The upshot is that we cannot say how even a single damn snowflake will turn out. Even simple mechanisms, stuck together, quickly form a path to unfathomable complexity— which, by the way, can be as aesthetically seductive as simplicity. A sleek theory holds undoubted aesthetic appeal, but there can be exquisite beauty in complexity too, which makes life interesting, renders nature more mysterious and saves us from predictability.

This complexity is perfectly consistent with McFadden’s argument. A set of simple rules can have Byzantine, unpredictable consequences. But it does mean in the end that the book invites as many questions as it offers answers, especially as there’s so little space for doubters, or for real consideration of counter arguments. And you do wonder at times if McFadden has been on a rampant confirmation-bias trip, seeking any reference anywhere that suggests a loose affinity with William’s thought to claim that he was father to just about every great scientific idea since the 14th century.
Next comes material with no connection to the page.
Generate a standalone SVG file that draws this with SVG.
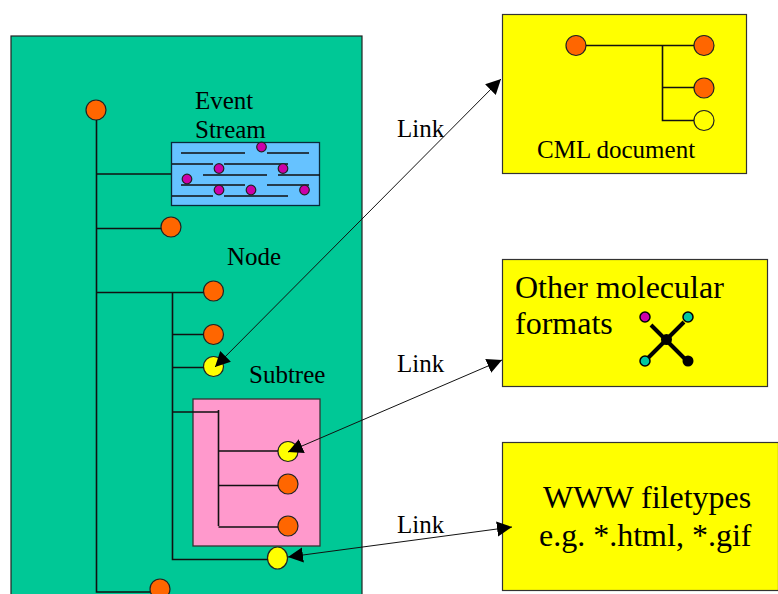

But McFadden’s love for William is hard to resist. If you are at all interested in the history of ideas, this is a fabulous read. Even after you’ve taken a few detours through other material to become better oriented in the controversy over what exactly he’s good for, William plausibly still stands as a daring, original figure who deserves a place in the Pantheon, and McFadden has done a great service in bringing the whole William and his influence to wider attention. In short, Life is Simple is enthralling. But whether life is simple, and how or whether Occam can help, is another book.